Police officer turned activist working to heal racial divide

Police officer turned activist working to heal racial divide

LOUISVILLE, Ky. (WAVE) - A police officer turned community activist, Dr. Terrell Carter, is reaching out to communities across the nation to address, understand, and work to resolve racial challenges in the United States. Carter is using his own painful experiences, faith, and scholarly research to start the conversation of understanding racism’s roots and heal the racial divide.

Carter was once a St. Louis police officer. He left the position after five years after testifying against a former partner for planting drugs and taking money from civilians on the street.

“I came forward and told the truth,” the former officer explained. “He ended up spending five years in a federal penitentiary 'cause I testified.”

Carter now spends his time trying to make a difference in the world we live in. After leaving the department, he earned undergraduate, graduate, and post-graduate degrees in theology, biblical studies, organizational leadership, and arts management and leadership.
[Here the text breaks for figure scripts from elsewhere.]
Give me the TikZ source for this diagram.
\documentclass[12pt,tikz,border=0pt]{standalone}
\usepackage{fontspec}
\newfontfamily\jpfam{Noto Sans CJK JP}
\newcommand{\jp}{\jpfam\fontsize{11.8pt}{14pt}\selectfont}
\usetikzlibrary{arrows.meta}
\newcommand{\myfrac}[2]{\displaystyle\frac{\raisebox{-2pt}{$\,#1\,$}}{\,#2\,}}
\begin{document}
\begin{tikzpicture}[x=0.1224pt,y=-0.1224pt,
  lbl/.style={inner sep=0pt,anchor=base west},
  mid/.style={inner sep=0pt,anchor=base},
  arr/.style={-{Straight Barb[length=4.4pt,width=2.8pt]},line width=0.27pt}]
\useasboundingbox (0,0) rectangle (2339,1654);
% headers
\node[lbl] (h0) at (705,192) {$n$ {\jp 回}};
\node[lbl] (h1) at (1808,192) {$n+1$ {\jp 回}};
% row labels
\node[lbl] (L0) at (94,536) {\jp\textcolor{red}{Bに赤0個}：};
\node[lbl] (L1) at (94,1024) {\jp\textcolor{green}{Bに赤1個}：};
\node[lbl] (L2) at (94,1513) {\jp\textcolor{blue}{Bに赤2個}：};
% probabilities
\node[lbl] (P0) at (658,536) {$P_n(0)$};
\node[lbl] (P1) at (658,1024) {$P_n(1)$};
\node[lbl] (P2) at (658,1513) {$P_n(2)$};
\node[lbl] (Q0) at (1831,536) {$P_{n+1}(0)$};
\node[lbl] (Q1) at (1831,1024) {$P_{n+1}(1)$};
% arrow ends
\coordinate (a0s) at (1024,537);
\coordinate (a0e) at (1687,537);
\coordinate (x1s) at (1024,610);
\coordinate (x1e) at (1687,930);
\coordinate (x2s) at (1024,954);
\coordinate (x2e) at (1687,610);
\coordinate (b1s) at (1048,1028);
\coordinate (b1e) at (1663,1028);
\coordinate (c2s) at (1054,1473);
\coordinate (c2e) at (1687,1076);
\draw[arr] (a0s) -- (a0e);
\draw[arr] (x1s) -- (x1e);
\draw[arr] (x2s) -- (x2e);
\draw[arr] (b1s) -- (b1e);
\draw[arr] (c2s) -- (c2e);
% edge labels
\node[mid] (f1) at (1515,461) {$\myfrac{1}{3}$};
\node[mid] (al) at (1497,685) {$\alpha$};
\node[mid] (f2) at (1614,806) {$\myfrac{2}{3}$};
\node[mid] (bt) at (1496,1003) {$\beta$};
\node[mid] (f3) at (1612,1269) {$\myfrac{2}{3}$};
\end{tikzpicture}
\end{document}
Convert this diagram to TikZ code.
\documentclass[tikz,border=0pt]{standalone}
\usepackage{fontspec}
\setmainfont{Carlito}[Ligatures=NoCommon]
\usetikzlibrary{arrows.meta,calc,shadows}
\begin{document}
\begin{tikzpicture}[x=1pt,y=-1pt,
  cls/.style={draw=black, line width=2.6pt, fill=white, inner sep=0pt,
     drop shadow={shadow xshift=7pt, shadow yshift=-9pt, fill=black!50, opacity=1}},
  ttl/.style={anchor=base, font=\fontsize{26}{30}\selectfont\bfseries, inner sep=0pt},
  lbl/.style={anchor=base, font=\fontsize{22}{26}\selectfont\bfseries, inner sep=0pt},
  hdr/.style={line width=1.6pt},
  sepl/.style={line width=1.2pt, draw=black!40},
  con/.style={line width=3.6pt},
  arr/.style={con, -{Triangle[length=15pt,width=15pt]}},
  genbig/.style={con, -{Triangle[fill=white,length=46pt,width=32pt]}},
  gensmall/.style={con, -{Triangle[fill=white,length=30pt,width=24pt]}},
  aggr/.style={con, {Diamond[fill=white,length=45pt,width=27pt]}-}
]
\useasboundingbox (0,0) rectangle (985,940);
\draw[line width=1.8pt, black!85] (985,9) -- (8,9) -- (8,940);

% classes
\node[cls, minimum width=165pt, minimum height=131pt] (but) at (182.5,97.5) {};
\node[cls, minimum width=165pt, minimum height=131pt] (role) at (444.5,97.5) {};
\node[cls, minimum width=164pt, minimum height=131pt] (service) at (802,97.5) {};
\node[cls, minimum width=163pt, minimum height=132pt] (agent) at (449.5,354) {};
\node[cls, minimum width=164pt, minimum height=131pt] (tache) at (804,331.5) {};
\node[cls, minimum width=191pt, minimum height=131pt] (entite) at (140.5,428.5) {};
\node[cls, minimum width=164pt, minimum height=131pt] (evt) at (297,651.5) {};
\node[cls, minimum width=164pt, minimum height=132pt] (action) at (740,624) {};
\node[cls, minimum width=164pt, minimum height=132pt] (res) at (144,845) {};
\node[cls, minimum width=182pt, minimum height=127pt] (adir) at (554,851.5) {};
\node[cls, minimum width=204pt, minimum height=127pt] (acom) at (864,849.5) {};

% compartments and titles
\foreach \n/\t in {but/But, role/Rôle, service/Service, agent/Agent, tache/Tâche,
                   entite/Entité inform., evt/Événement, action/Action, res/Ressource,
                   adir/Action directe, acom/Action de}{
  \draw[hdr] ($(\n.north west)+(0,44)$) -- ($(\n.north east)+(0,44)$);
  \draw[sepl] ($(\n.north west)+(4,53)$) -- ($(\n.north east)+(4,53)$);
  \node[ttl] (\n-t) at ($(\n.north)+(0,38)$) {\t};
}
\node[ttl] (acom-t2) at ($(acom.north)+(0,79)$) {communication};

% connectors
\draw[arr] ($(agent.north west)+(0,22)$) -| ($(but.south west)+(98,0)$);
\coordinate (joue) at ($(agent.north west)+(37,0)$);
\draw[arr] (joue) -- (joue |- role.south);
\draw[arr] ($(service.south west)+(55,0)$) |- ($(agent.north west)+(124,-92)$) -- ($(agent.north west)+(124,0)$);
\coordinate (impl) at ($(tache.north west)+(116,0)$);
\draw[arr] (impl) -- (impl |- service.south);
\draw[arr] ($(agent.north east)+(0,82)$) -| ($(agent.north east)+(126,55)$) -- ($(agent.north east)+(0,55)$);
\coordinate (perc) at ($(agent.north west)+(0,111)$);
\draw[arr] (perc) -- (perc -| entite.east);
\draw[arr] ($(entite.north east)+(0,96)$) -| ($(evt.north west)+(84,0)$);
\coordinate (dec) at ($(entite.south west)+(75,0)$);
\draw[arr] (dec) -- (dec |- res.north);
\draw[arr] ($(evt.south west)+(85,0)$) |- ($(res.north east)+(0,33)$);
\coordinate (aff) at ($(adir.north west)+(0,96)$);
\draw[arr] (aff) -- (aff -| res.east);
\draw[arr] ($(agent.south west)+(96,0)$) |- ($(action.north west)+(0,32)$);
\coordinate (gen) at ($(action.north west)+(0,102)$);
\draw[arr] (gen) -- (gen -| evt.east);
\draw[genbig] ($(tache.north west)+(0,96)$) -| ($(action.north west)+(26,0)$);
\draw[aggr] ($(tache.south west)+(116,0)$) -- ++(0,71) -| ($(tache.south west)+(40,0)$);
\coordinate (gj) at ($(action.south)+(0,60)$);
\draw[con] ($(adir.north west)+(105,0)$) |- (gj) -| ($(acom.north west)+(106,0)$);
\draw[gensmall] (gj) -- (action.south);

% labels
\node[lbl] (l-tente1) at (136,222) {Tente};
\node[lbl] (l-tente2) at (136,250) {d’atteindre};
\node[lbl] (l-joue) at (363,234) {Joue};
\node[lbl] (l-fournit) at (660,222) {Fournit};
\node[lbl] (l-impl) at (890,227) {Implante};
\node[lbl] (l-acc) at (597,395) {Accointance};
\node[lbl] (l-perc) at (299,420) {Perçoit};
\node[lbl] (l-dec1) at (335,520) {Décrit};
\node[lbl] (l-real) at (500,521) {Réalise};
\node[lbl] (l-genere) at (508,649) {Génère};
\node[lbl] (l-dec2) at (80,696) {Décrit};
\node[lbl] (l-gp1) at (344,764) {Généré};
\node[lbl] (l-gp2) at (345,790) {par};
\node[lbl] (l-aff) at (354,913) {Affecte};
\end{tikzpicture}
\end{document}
He also completed a Doctor of Ministry degree.

Carter has closely followed protests across the nation, including those calling for justice for Breoanna Taylor in Metro Louisville.

“Anytime you try to hold a police officer accountable, people assume that you hate police,” Carter told WAVE 3 News with frustration. “We need to change the system even more than we need to change individual officers. There are a lot of temptations that come along with having that much power and that much authority.”

A settlement between the family of Breonna Taylor and the City of Louisville will pay out one of the largest settlements in U.S. history for the shooting of an African-American person by police. It also includes a host of police reforms.

Carter believes system reform is not only important but critical.

“I don’t hate police,” Carter stressed. “Again, I’m a former police officer. I recognize the challenges they face. I recognize the danger. I recognize that it’s a thankless job, but we still have to hold them accountable so situations like Breonna Taylor’s does not happen.”

“Anytime you try to hold a police officer accountable, people assume that you hate police,” Dr. Terrell Carter told WAVE 3 News.
“Anytime you try to hold a police officer accountable, people assume that you hate police,” Dr. Terrell Carter told WAVE 3 News.

Carter prays Americans work to restore and repair relationships in the country while also working hard to make the changes that will make not only make the system of policing better but make every American better.

“I see a nation that is clearly divided,” he said quietly. “It almost seems that we don’t want to find common good.”

Carter has an extensive list of books he has written and currently works full-time in higher education administration.